Organizações LGBT prometem não deixar cair co-adopção
Co-adopção rejeitada nesta quinta-feira no Parlamento. Ilga-Portugal seguirá com queixa até Tribunal Europeu dos Direitos Humanos, se for preciso.
Paulo Corte-Real, presidente da Ilga – Intervenção Lésbica, Gay, Bissexual e Transgénero – Portugal, está “chocado” com o chumbo da co-adopção. Parece-lhe que o modo como a Assembleia da República votou esta sexta-feira revela um “extremismo enorme”, que fica indiferente aos direitos das crianças. Não desistirá do processo que em Março do ano passado deu entrada no Tribunal Administrativo contra o Estado português. Está disposto a seguir até ao Tribunal Europeu dos Direitos Humanos.
“Esta é uma questão consensual”, diz Corte-Real. O Tribunal Europeu já condenou a Áustria por impedir a co-adopção por casais do mesmo sexo. O outro membro do casal também teria direito de adoptar a criança, de outro modo estar-se-ia a violar a Convenção Europeia dos Direitos Humanos – o artigo 14 (proibição da discriminação) em conjugação com o artigo 8 (direito ao respeito pela vida privada e familiar). No acórdão, Portugal era citado como um dos exemplos de países nos quais esta violação ocorre. Para além de Portugal, só a Roménia, a Ucrânia e a Rússia permitiam co-adopção por casais de sexo diferente e não por casais do mesmo sexo.
Ana Cristina Santos, da associação Não Te Prives, encara a votação como um “total desrespeito” pelas crianças. “Não estamos a falar de adopção. Estamos a falar de crianças que têm uma família”, sublinha. O que estava em cima da mesa era a possibilidade de um dos membros do casal adoptar o filho, biológico ou adoptado, da pessoa com quem vive em união de facto ou com quem se casou.
Se um pai ou mãe morre, nada protegerá o vínculo que a criança possa com o outro pai ou mãe, exemplifica Corte-Real. Se o casal de divorcia, não há regulação de responsabilidades parentais. No dia-a-dia, só quem tem responsabilidades parental pode assumir, em termos legais, a educação ou o acesso à saúde da criança.
Na quinta-feira, o Comité Português da Unicef defendeu a co-adopção como um modo de preservar os vínculos afectivos. Já no arranque das audições no parlamento, a vice-presidente do Instituto de Apoio à Criança, Dulce Rocha, também falara na “importância de manter as relações afectivas privilegiadas que as crianças estabelecem na primeira infância e que são importantes para a sua vida inteira".

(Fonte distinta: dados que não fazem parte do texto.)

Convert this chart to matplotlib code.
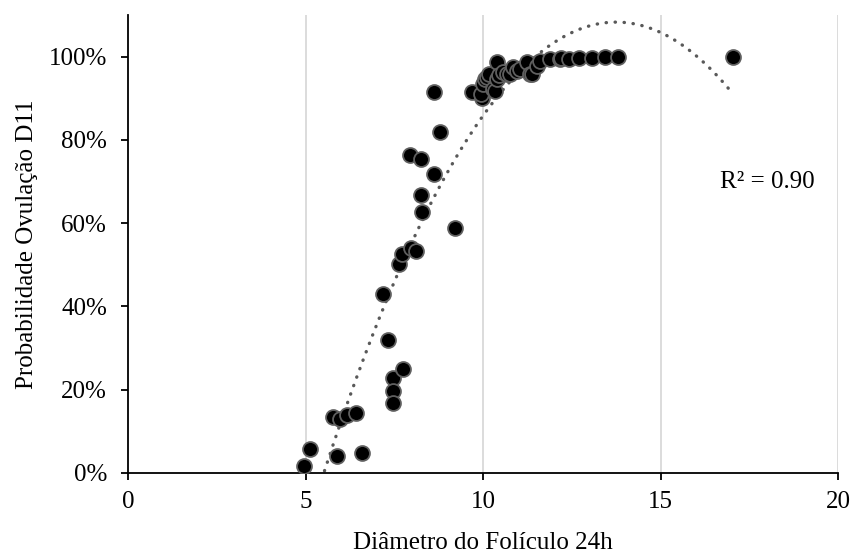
import numpy as np
import matplotlib
matplotlib.use("Agg")
import matplotlib.pyplot as plt
from matplotlib.ticker import PercentFormatter

# Follicle diameter at 24h (mm) and probability of ovulation D11 (fraction)
diametro = [4.96, 5.13, 5.78, 5.90, 5.97, 6.18, 6.42, 6.58,
            7.19, 7.33, 7.46, 7.46, 7.47, 7.74, 7.64, 7.73, 7.96, 8.11,
            7.94, 8.25, 8.25, 8.27, 8.63, 8.63, 8.79, 9.21,
            9.68, 9.96, 9.93, 10.01, 10.06, 10.12, 10.18, 10.29, 10.34, 10.38,
            10.38, 10.45, 10.57, 10.67, 10.76, 10.85, 10.95, 11.04, 11.23, 11.32,
            11.37, 11.51, 11.60, 11.89, 12.17, 12.21, 12.43, 12.71, 13.06, 13.44,
            13.81, 17.03]
probabilidade = [0.017, 0.057, 0.134, 0.041, 0.130, 0.139, 0.143, 0.047,
                 0.429, 0.319, 0.227, 0.197, 0.169, 0.249, 0.501, 0.525, 0.541, 0.532,
                 0.763, 0.753, 0.667, 0.626, 0.914, 0.717, 0.819, 0.588,
                 0.914, 0.900, 0.910, 0.934, 0.946, 0.950, 0.959, 0.922, 0.918, 0.946,
                 0.986, 0.955, 0.964, 0.959, 0.959, 0.974, 0.965, 0.970, 0.988, 0.959,
                 0.959, 0.978, 0.990, 0.994, 0.995, 0.996, 0.995, 0.996, 0.997, 0.998,
                 0.998, 1.000]

x_ticks = [0, 5, 10, 15, 20]
y_ticks = [0, 0.2, 0.4, 0.6, 0.8, 1.0]
r2_label = "R² = 0.90"

plt.rcParams['font.family'] = ['Liberation Serif', 'DejaVu Serif']

fig = plt.figure(figsize=(8.54, 5.56), dpi=100)
ax = fig.add_axes([0.1499, 0.1493, 0.8314, 0.8237])

x = np.array(diametro)
y = np.array(probabilidade)

ax.set_xlim(0, 20)
ax.set_ylim(0, 1.1)

for gx in x_ticks[1:]:
    ax.axvline(gx, color='#d9d9d9', lw=1.3, zorder=0)

# polynomial (order 2) trendline, clipped at y = 0
coef = np.polyfit(x, y, 2)
xs = np.linspace(x.min(), x.max(), 400)
ys = np.polyval(coef, xs)
m = ys >= 0
ax.plot(xs[m], ys[m], color='#595959', lw=2.4, linestyle=(0, (0.1, 2.6)),
        dash_capstyle='round', zorder=2)

ax.scatter(x, y, s=115, facecolor='black', edgecolor='#5f5f5f', linewidths=1.3, zorder=3)

ax.set_xticks(x_ticks)
ax.set_yticks(y_ticks)
ax.yaxis.set_major_formatter(PercentFormatter(1.0, decimals=0))
ax.tick_params(axis='both', labelsize=18, length=5, width=1.3, color='black', direction='out')
ax.tick_params(axis='x', pad=8)
ax.tick_params(axis='y', pad=10)

for s in ['top', 'right']:
    ax.spines[s].set_visible(False)
for s in ['left', 'bottom']:
    ax.spines[s].set_linewidth(1.3)
    ax.spines[s].set_color('black')

ax.set_xlabel('Diâmetro do Folículo 24h', fontsize=18, labelpad=14)
ax.set_ylabel('Probabilidade Ovulação D11', fontsize=18, labelpad=8)

ax.text(18.0, 0.698, r2_label, fontsize=18, ha='center', va='center')

fig.savefig('out.png', dpi=100)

A propósito da iniciativa legislativa do partido socialista, o Comissário Europeu dos Direitos Humanos do Conselho da Europa, Nils Muiznieks, escrevera à Comissão de Assuntos Constitucionais, Direitos, Liberdade e Garantias. “É a minha posição que os casais de pessoas do mesmo sexo, tendo em conta o princípio do superior interesse da criança, devem ter acesso às mesmas oportunidades de serem considerados como pais ou mães adoptantes de uma criança. Os direitos parentais de ambos os membros do casal devem ser reconhecidos sem discriminação”, sustentou.
A Não te Prives, que organiza a Marcha Contra a Homofobia e a Transfobia em Coimbra, já decidiu dedicar a edição deste ano à co-adopção. “É mais uma oportunidade de levar para a praça pública esta questão”, explica Ana Cristina Santos. Lisboa ainda não decidiu. O Porto também não, mas João Paulo, que lidera a organização dessa marcha, adianta que a manifestação “andará por aí”.
Avançar para a co-adopção é “inevitável”, acredita João Paulo. Por estes dias, ocorre o que aconteceu com o casamento entre pessoas do mesmo sexo: o processo arrastou-se anos, com avanços e recuos.
Sérgio Vitorino, dos Panteras Rosa – Frente de Combate à LesBiGayTransFobia, encara a rejeição da co-adopção como uma oportunidade de voltar ao sítio que lhe parece certo: de recolocar o debate nos direitos parentais dos homossexuais – que envolvem, além da co-adopção, a adopção e a procriação medicamente assistida.
“Enquanto não reconhecermos os direitos parentais das famílias LGBT [lésbicas, gays, bissexuais e transgénero] não resolvemos a situação das crianças”, diz o activista. Mesmo a proposta que esta sexta-feira foi votada não resolvia o problema de todas as crianças que já existem - apenas das que existem dentro de relações formalizadas.
“Fomos empurrados para esta situação com a lei do casamento”, entende. “Sempre defendi que a questão da parentalidade devia ser resolvida ao mesmo tempo que o casamento. Tanto a lei do casamento como a da união de facto têm leis discriminatórias. Portugal é o único país com casamento sem adopção.”